A waterfall in Chichibu, near Owa. The longest and furthest I've been outside here without seeing another person. (3 hours, 5 km.)

Apr 10, 2009

Watch your fingers. Or else!

Most of these signs have smiling cartoon raccoons or crabs or just hands. I wonder if there have been bloody finger incidents on the Keikyu line that demanded a more graphic warning.

Apr 8, 2009

Apr 7, 2009

C'mere. I'll give ya some a' this guy.

Something about this ad recruiting part time train station employees doesn't seem that welcoming.

Apr 4, 2009

Taepodong Breaking news

NHK just broke into a show about a very old family of farmers to report that North Korea will launch a missile "any moment."

For some reason, the visual was a static picture so blurred that it could have been a national border from a satellite or a macro of a piece of moldy toast. The voice-over that made the ominous announcement was digitally warped as they do with crime witnesses. Hm. Why?

Apr 3, 2009

Read over someone's shoulder at home

Look at the usual troublemaker on the right, trying to read over the poor guy's shoulder from two seats away.

Apr 2, 2009

Only the press release is an April Fool's joke


Most of the JR train platforms in metro Tokyo are non-smoking as of yesterday. No more clusters of smokers huddled around industrial platform ashtray installations. Nice. Would you like a few facts about this, maybe from Japan Rail? This looks like the relevant press release: "Set Areas in the Metropolitan Area to be Made Entirely No-Smoking." Let's just click on it, as suggested at the top of the press release page, and see what it says. Ha! Gotcha! Only six of the last five dozen are actually links. The rest are just unlinked headlines, often vague ("set areas?").

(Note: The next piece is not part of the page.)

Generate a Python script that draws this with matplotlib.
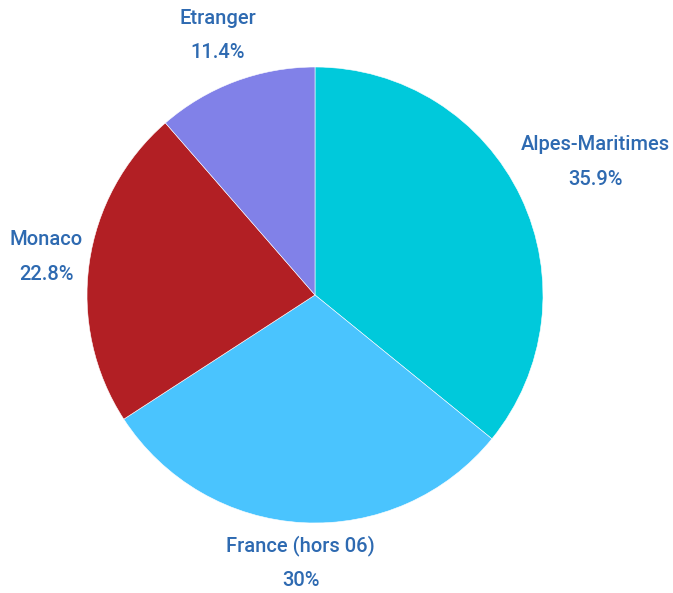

Several with double exclamation points.

Useful Japanese phrase #712

泥のように倒れそうだね。

Doro no yoh ni ta-o-re-soh da ne.

You are about to collapse like mud.

(Drink Aquarius.)

Seeing blue

Glasses for the "blue diet" were my silly near-purchase of the week. Hers was much better.

To lose weight, you just wear the glasses when you eat. They make food look less appealing or alter your brain chemistry or both. Nineteen bucks.

Apr 1, 2009

Some thing about some missiles

Yes, I feel lame that the Protein Water commercial was on during a feature about the North Korean missile launch and I'm talking about the skinny machos. I will give you a little update.

They do make news easy to understand on the morning feature shows. The reporter put up a map of the world and stuck on cardboard flags to narrate the reaction to the last time North Korea launched a missile right over Japan into the Pacific. The flag over Japan said "anger" and had a little manga anger symbol. Then America got an anger flag (over NY), and then South Korea got one, too. But wait! When NK explained that it was just for a satellite, the top layer peeled off the US flag revealing "relief," with litle "phew!" sweat drops. Ditto South Korea. Japan, still angry. (I personally was "annoyed" as I had to work late every night for ages, but that is neither here nor there.)

A reporter on the street in midtown Manhattan stopped two middle-aged white people, asking them without context what Taepodong means. One asked if it was a game, and another mixed it up with tempura over rice. (That's "ten-don." Close!) Back to the studio to ram home the point that people in other countries just don't know or care about the situation.

David Spector,
the token foreigner on the panel, stepped up and said that the situation is indeed being reported overseas, but that they are using terms like "North Korean missile" more than "Taepodong" so simmer down. Thank you, David.

Incidentally, stopping people on the street in midtown Manhattan and asking them without context what Taepodong means is probably exactly what I am doing right now in the parallel universe where I stayed in New York with the Japanese media.

For you, skinny macho guy



A commercial for new Suntory Protein Water, a cloudy white drink that's packaged in a barbell-shaped bottle. A dance-off between the "skinny machos" and the "beefy machos." The final text says this drink is "for you, the skinny macho."